Derek – Thursday 11 October

It is windy this afternoon, with heavy dark clouds. Rain is forecast, but we escape it and the clouds clear, granting us a little sunshine, giving long autumn shadows. It’s about 20ºC but feels colder because of the wind.

The pond is fuller after the weekend rain. There are lots of water fleas. They are so small, about the size of a full stop, you really have to look for them, but it’s their darting motion that reveals them. Once it gets cold, we won’t see them at all, as cold blooded creatures get sluggish as the temperature drops. The honeysuckle at the back of the pond is still flowering, and at the side is a single hollyhock flower, a deep red.

There’s a huge garden spider (Araneus diadematus) by the book shed. It is at the centre of its web, and is a female, which is bigger than the male. I suspect she is about to lay eggs. She can lay up to 800 in a single mass, protected by a layer of silk. She will stay with the egg sac until her death about a month afterwards. I am reminded of the children’s novel, Charlotte’s Web by E.B. White. Charlotte is the intelligent spider who befriends Wilbur the lonely pig. Charlotte dies near the end of the novel, leaving her egg sac. The eggs hatch out in the spring, and Wilbur has new friends, just as intelligent and talkative as their mother. Published in 1952, the book is a perennial favourite with 8 to 10 year olds.
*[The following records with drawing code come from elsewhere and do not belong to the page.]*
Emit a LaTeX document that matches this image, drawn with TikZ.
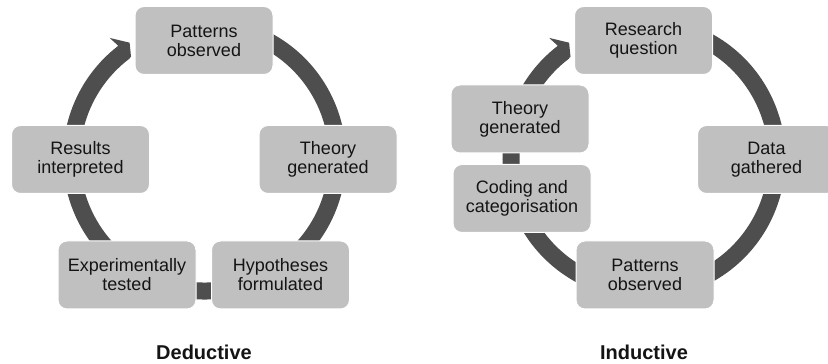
\documentclass[tikz,border=0pt]{standalone}
\usepackage{fontspec}
\setmainfont{Liberation Sans}
\definecolor{boxgray}{RGB}{192,192,192}
\definecolor{ringgray}{RGB}{78,78,78}
\definecolor{txt}{RGB}{20,20,20}
\tikzset{
  stagebox/.style={rectangle, rounded corners=9pt, fill=boxgray, draw=white, line width=1pt,
    minimum width=138pt, minimum height=68pt, inner sep=0pt, align=center,
    text=txt, font=\fontsize{18}{19}\selectfont},
  ring/.style={draw=ringgray, line width=17pt},
  headfill/.style={fill=ringgray},
  caption/.style={font=\fontsize{20}{22}\selectfont\bfseries, text=txt}
}
\begin{document}
\begin{tikzpicture}[x=1pt,y=1pt]
\useasboundingbox (0,0) rectangle (828,364);
\clip (0,0) rectangle (828,364);
\fill[white] (0,0) rectangle (828,364);

% ---------------- Deductive ----------------
\coordinate (c1) at (204.5,206);
\draw[ring, shift={(c1)}] (115:133) arc[start angle=115, end angle=-233, radius=133];
\fill[headfill, shift={(c1)}] (127.5:141) -- (128.3:153) -- (123:137.5) -- (126:125) -- (127.5:125) -- cycle;

\node[stagebox] (d1) at (204,323.5) {Patterns\\observed};
\node[stagebox] (d2) at (328,204.5) {Theory\\generated};
\node[stagebox] (d3) at (280.5,89) {Hypotheses\\formulated};
\node[stagebox] (d4) at (127,89) {Experimentally\\tested};
\node[stagebox] (d5) at (80.5,204.5) {Results\\interpreted};
\node[caption] (dlab) at (204,12) {Deductive};

% ---------------- Inductive ----------------
\coordinate (c2) at (644,206);
\draw[ring, shift={(c2)}] (115:133) arc[start angle=115, end angle=-233, radius=133];
\fill[headfill, shift={(c2)}] (127.5:141) -- (128.3:153) -- (123:137.5) -- (126:125) -- (127.5:125) -- cycle;

\node[stagebox] (i1) at (643.5,323.5) {Research\\question};
\node[stagebox] (i2) at (766.5,204.5) {Data\\gathered};
\node[stagebox] (i3) at (645,89) {Patterns\\observed};
\node[stagebox] (i4) at (522,165.5) {Coding and\\categorisation};
\node[stagebox] (i5) at (520,245) {Theory\\generated};
\node[caption] (ilab) at (644,12) {Inductive};
\end{tikzpicture}
\end{document}
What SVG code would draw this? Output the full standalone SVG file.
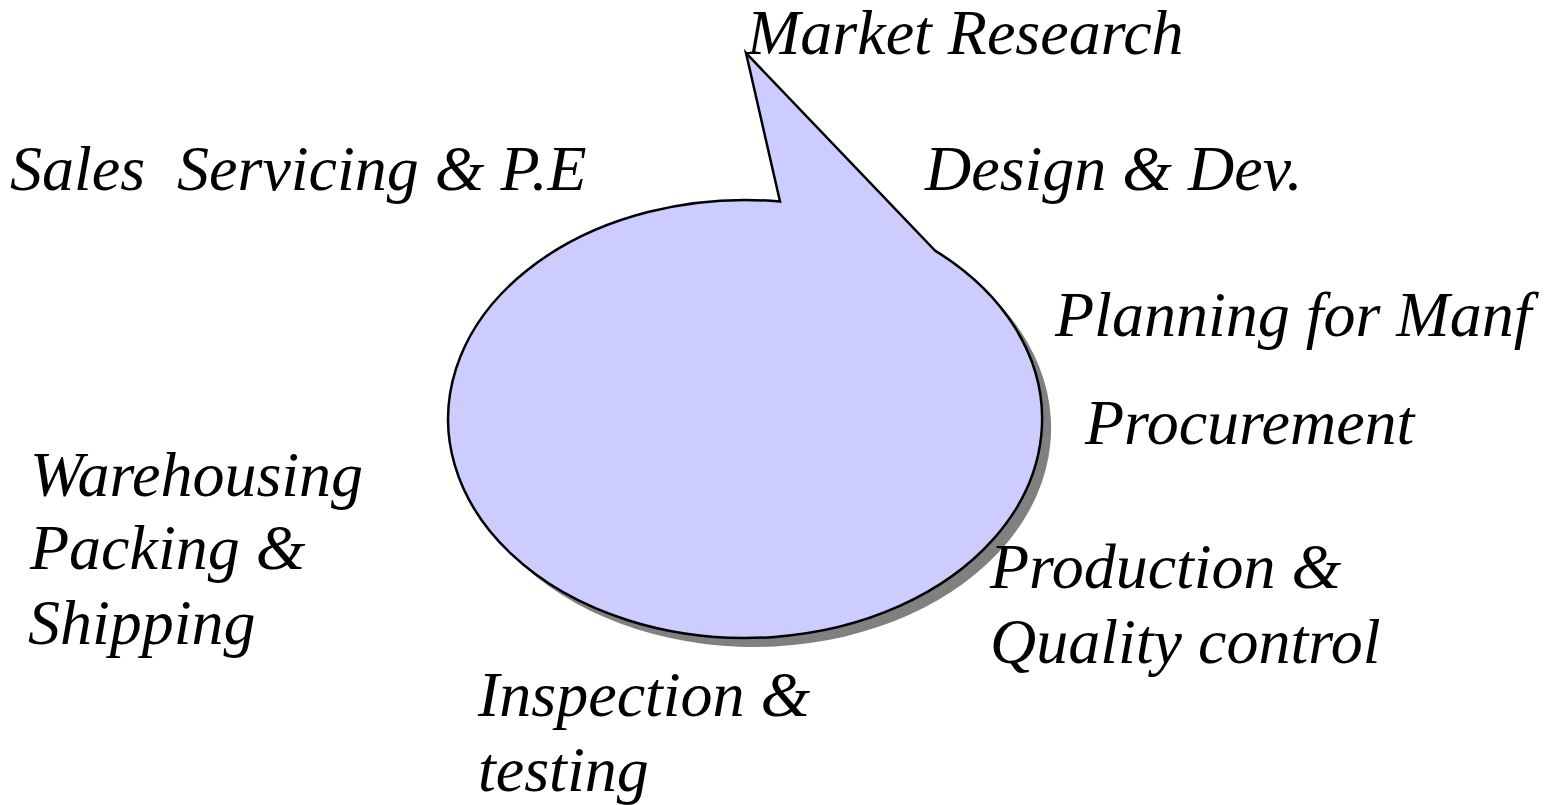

Spiders are certainly in the news locally. Woodgrange Infants is shut today because a few false widow spiders have been spotted. As the weather gets colder, spiders often go into warm buildings. A few children come with their mother, earlier than usual as they have the day off from Woodgrange. Presumably the school is being fumigated. I wonder whether it will work. If the spiders have already laid eggs then they’ll be back. According to the Natural History Museum: ‘despite looking similar to the more dangerous black widows, all these spiders are likely to do is give you a small and relatively harmless bite.’ But the school has committed itself now, and if the spiders return will the children get another couple of days off?

A correction: It has been pointed out that I have mistaken Japanese anemones for hellebores in a few of these blogs. The flowers are very similar and the leaves quite alike. I may have made a few other errors too. There are so many flowers, both garden and wild flowers, there are birds, insects and spiders and all sorts of things in the pond. Which is why naturalists specialise as it is impossible to know it all. I do check, but pictures can be misleading. Like Domestos ‘which kills 99% of all known germs’ I am 99% accurate. Maybe a bit less so because of the unknown ‘germs’. They’re the ones to worry about.

The elder by the gate, its leaves have become pale yellow and all the purple berries are gone. Birds have had them, I am sure. Purple toad flax flowers on, here and there in our garden, on this sombre, very October day.